30 Ekim 2019 Çarşamba

Joker


Psikolojik rahatsızlıkları olan ve alması gereken ilaçlar için ücretsiz kliniğe giden Arthur, kendi deyimiyle tüm düşünceleri negatif olan bir adam. Annesi ile yaşıyor ve ona taktığı ‘mutlu’ lakabının hakkını vermeye çalışıyor. Kimsenin umursamadığı, sokaktan geçen gençlerin bile pislik olsun diye saldırdığı bir adam. Bu kadar olumsuz bir karakterken tek hayali annesi ile sürekli beraber izlediği ünlü komedyen Murray gibi olmak.



Ama yaşadığı şehrin de sorunlarının bir türlü bitmemesi ve yeni alınan bir kararla ilaçlarını almasını sağlayan ücretsiz kliniğin kaldırılması ile iyice tükenmeye başlar. Yeni belediye başkanı Thomas Wayne’e ulaşmaya çalışan annesinin sonunda amacını öğrenir.

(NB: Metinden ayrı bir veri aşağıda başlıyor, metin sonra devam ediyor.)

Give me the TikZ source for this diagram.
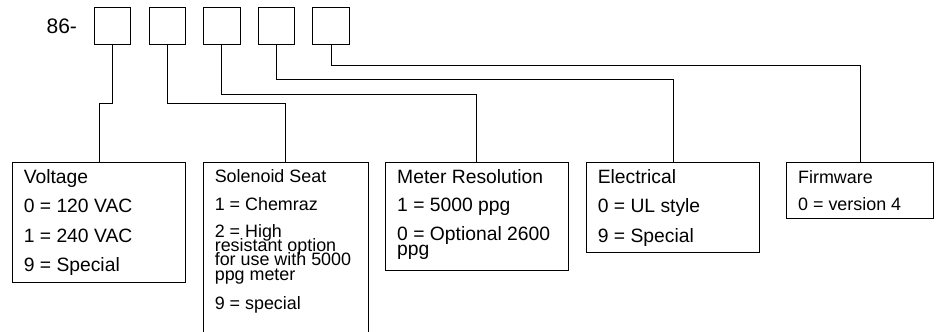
\documentclass[tikz,border=0pt]{standalone}
\usepackage{fontspec}
\setmainfont{Liberation Sans}
\newcommand{\tightpar}[2]{\parbox[t]{160pt}{\raggedright\baselineskip=#1\lineskiplimit=-30pt\relax #2}}
\begin{document}
\begin{tikzpicture}[x=1pt,y=-1pt,
  digit/.style={draw, line width=1pt, minimum width=36.4pt, minimum height=36.3pt, inner sep=0pt, outer sep=0pt, anchor=north west},
  box/.style={draw, line width=1pt, inner sep=0pt, outer sep=0pt, anchor=north west},
  big/.style={anchor=base west, inner sep=0pt, font=\fontsize{19.3}{22}\selectfont},
  small/.style={anchor=base west, inner sep=0pt, font=\fontsize{17.9}{20}\selectfont},
  wire/.style={line width=1pt}]
\clip (0,0) rectangle (938,332);
\fill[white] (0,0) rectangle (938,332);
% top digit boxes
\node[anchor=base west, inner sep=0pt, font=\fontsize{21}{24}\selectfont] (pre) at (46.4,33.3) {86-};
\node[digit] (d1) at (94.4,7.8) {};
\node[digit] (d2) at (149.0,7.8) {};
\node[digit] (d3) at (203.6,7.8) {};
\node[digit] (d4) at (258.2,7.8) {};
\node[digit] (d5) at (312.8,7.8) {};
% option boxes
\node[box, minimum width=173pt, minimum height=119.6pt] (vbox) at (12.3,162.7) {};
\node[box, minimum width=164.7pt, minimum height=190pt] (sbox) at (203.3,162.7) {};
\node[box, minimum width=182.6pt, minimum height=107.3pt] (mbox) at (385.7,162.7) {};
\node[box, minimum width=173.4pt, minimum height=89.6pt] (ebox) at (586.3,162.7) {};
\node[box, minimum width=146.3pt, minimum height=56pt] (fbox) at (786.7,162.7) {};
% junctions
\coordinate (j1) at (99,103.7);
\coordinate (j2) at (285.7,103.7);
\coordinate (j3) at (476.7,94);
\coordinate (j4) at (673.3,79.3);
\coordinate (j5) at (860,65);
\draw[wire] (d1.south) |- (j1) -- (j1 |- vbox.north);
\draw[wire] (d2.south) |- (j2) -- (j2 |- sbox.north);
\draw[wire] (d3.south) |- (j3) -- (j3 |- mbox.north);
\draw[wire] (d4.south) |- (j4) -- (j4 |- ebox.north);
\draw[wire] (d5.south) |- (j5) -- (j5 |- fbox.north);
% Voltage
\node[big] (v0) at (23.6,183.3) {Voltage};
\node[big] (v1) at (23.6,212.8) {0 = 120 VAC};
\node[big] (v2) at (23.6,242.3) {1 = 240 VAC};
\node[big] (v3) at (23.6,271.8) {9 = Special};
% Solenoid Seat
\node[small] (s0) at (214.6,182.7) {Solenoid Seat};
\node[small] (s1) at (214.6,210.0) {1 = Chemraz};
\node[small] (s2) at (214.6,237.3) {\tightpar{14.3pt}{2 = High\\resistant option\\for use with 5000\\ppg meter}};
\node[small] (s6) at (214.6,309.3) {9 = special};
% Meter Resolution
\node[big] (m0) at (397.0,183.3) {Meter Resolution};
\node[big] (m1) at (397.0,211.7) {1 = 5000 ppg};
\node[big] (m2) at (397.0,240.0) {\tightpar{15pt}{0 = Optional 2600\\ppg}};
% Electrical
\node[big] (e0) at (597.6,183.3) {Electrical};
\node[big] (e1) at (597.6,212.7) {0 = UL style};
\node[big] (e2) at (597.6,242.7) {9 = Special};
% Firmware
\node[small] (f0) at (798.0,183.3) {Firmware};
\node[small] (f1) at (798.0,210.0) {0 = version 4};
\end{tikzpicture}
\end{document}
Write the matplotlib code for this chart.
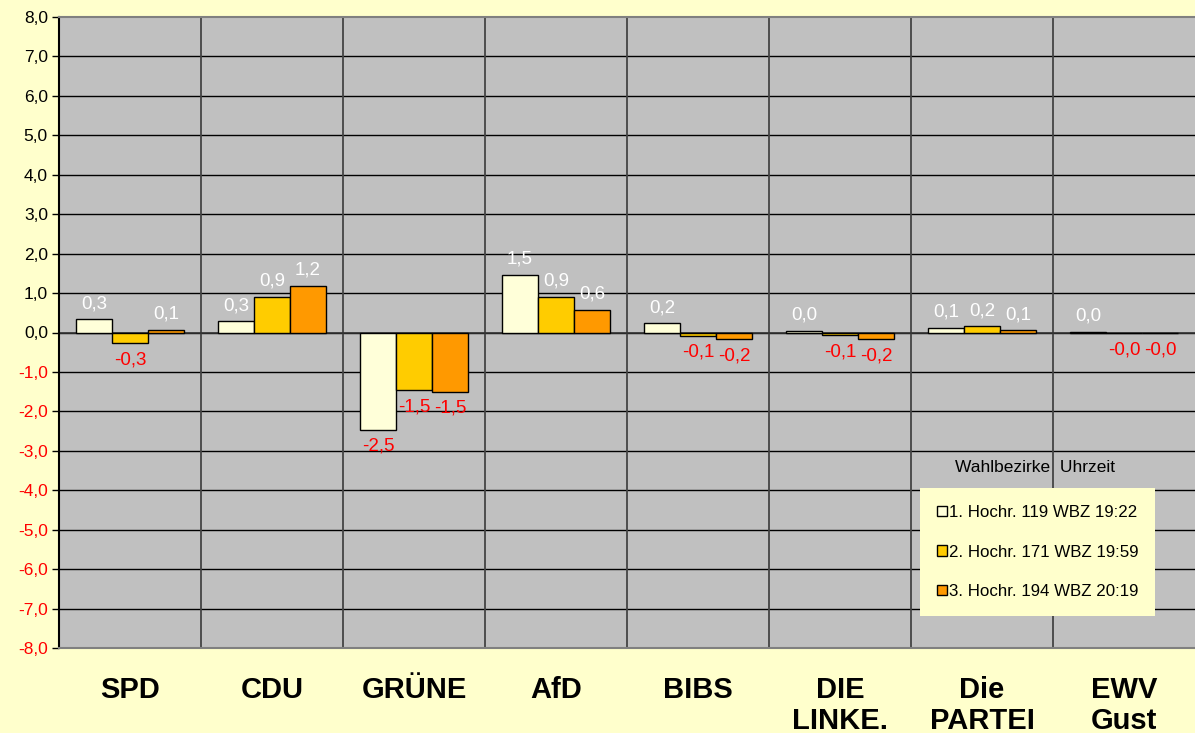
import numpy as np
import matplotlib.pyplot as plt
from matplotlib.patches import Patch

plt.rcParams['font.family'] = ['Liberation Sans', 'DejaVu Sans']

parteien = ['SPD', 'CDU', 'GRÜNE', 'AfD', 'BIBS', 'DIE\nLINKE.', 'Die\nPARTEI', 'EWV\nGust']
hochr1 = [0.33, 0.28, -2.46, 1.47, 0.23, 0.04, 0.12, 0.02]
hochr2 = [-0.27, 0.91, -1.47, 0.91, -0.08, -0.06, 0.16, -0.01]
hochr3 = [0.07, 1.19, -1.50, 0.58, -0.16, -0.16, 0.06, -0.02]
reihen = ['1. Hochr. 119 WBZ 19:22', '2. Hochr. 171 WBZ 19:59', '3. Hochr. 194 WBZ 20:19']
farben = ['#FFFFD9', '#FFCC00', '#FF9900']
yticks = np.arange(-8, 9, 1)


def komma(v):
    s = f'{round(v, 1):.1f}'.replace('.', ',')
    if v < 0 and not s.startswith('-'):
        s = '-' + s
    return s


fig = plt.figure(figsize=(11.95, 7.33), dpi=100, facecolor='#FFFFCC')
ax = fig.add_axes([59 / 1195, 85 / 733, 1 - 59 / 1195, (648 - 17) / 733])
ax.set_facecolor('#C0C0C0')

x = np.arange(len(parteien))
breite = 0.254
for i, werte in enumerate([hochr1, hochr2, hochr3]):
    pos = x + (i - 1) * breite
    ax.bar(pos, werte, breite, color=farben[i], edgecolor='black', linewidth=1, zorder=3)
    for px, v in zip(pos, werte):
        if v >= 0:
            ax.annotate(komma(v), (px, v), xytext=(0, 5), textcoords='offset points',
                        ha='center', va='bottom', color='white', fontsize=13.5)
        else:
            ax.annotate(komma(v), (px, v), xytext=(0, -6), textcoords='offset points',
                        ha='center', va='top', color='red', fontsize=13.5)

ax.set_xlim(-0.5, len(parteien) - 0.5)
ax.set_ylim(-8, 8)
ax.set_yticks(yticks)
ax.set_yticklabels([f'{t:.1f}'.replace('.', ',') for t in yticks], fontsize=12.5)
for lab, t in zip(ax.get_yticklabels(), yticks):
    lab.set_color('red' if t < 0 else 'black')
ax.tick_params(axis='y', length=5, width=1, pad=3)

ax.set_xticks(x)
ax.set_xticklabels(parteien, fontsize=21, fontweight='bold', va='top', linespacing=1.15)
ax.tick_params(axis='x', length=0, pad=20)

for y in yticks[1:-1]:
    ax.axhline(y, color='black', linewidth=1, zorder=1)
for b in x[:-1] + 0.5:
    ax.axvline(b, color='#444444', linewidth=1.3, zorder=1)
ax.axhline(0, color='#333333', linewidth=1.2, zorder=2)

ax.spines['left'].set_color('black')
ax.spines['bottom'].set_color('#808080')
ax.spines['top'].set_color('#808080')
ax.spines['right'].set_visible(False)
for s in ax.spines.values():
    s.set_linewidth(1.5)

handles = [Patch(facecolor=farben[i], edgecolor='black', label=reihen[i]) for i in range(3)]
leg = fig.legend(handles=handles, loc='upper left', bbox_to_anchor=(920 / 1195, 1 - 488 / 733),
                 frameon=True, facecolor='#FFFFCC', edgecolor='none', framealpha=1,
                 fancybox=False, fontsize=12.2, handlelength=0.6, handleheight=0.6,
                 handletextpad=0.1, labelspacing=1.45, borderpad=1.0, borderaxespad=0)
fig.text(955 / 1195, 1 - 467 / 733, 'Wahlbezirke  Uhrzeit', fontsize=12.5, va='center', ha='left')

fig.savefig('out.png', dpi=100, facecolor=fig.get_facecolor())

Hayatına dair yeni bir şeyler öğrendikçe hastalığı daha da zorlamaya başlar onu. Sonunda dayanamayıp işlediği cinayetlerin onu rahatsız etmediğini fark ettiğinde kendini durduramaz çünkü insanlar da durmuyordur.


Biraz spoiler gibi olacak bazı hayran olunası sahnelerden bahsetmek istiyorum. Merdivenlerdeki dans sahnesi zaten harikaydı artık onu duymayan kalmamıştır. Ama Arthur’un kendini buzdolabına kapattığı sahne de ayrıca çok iyiydi. Popüler çizgi roman uyarlamalarından çok ayrı bir yere sahip bu film. Özellikle ağır drama olması ve bize anti kahraman Joker’i veren bu hikaye kendini fazlasıyla sevdiriyor. Batman’ın çocukluğuna da yer veren film bize aslında intikamını almaya çalıştığı babasının pek de masum olmadığını da söylüyor. O yüzden her anlamda bize çok şey anlatan bir film. Joaquin Phoenix oyunculuğunun da iyi bir Joker olmasıyla sinema tarihinde yerine aldı.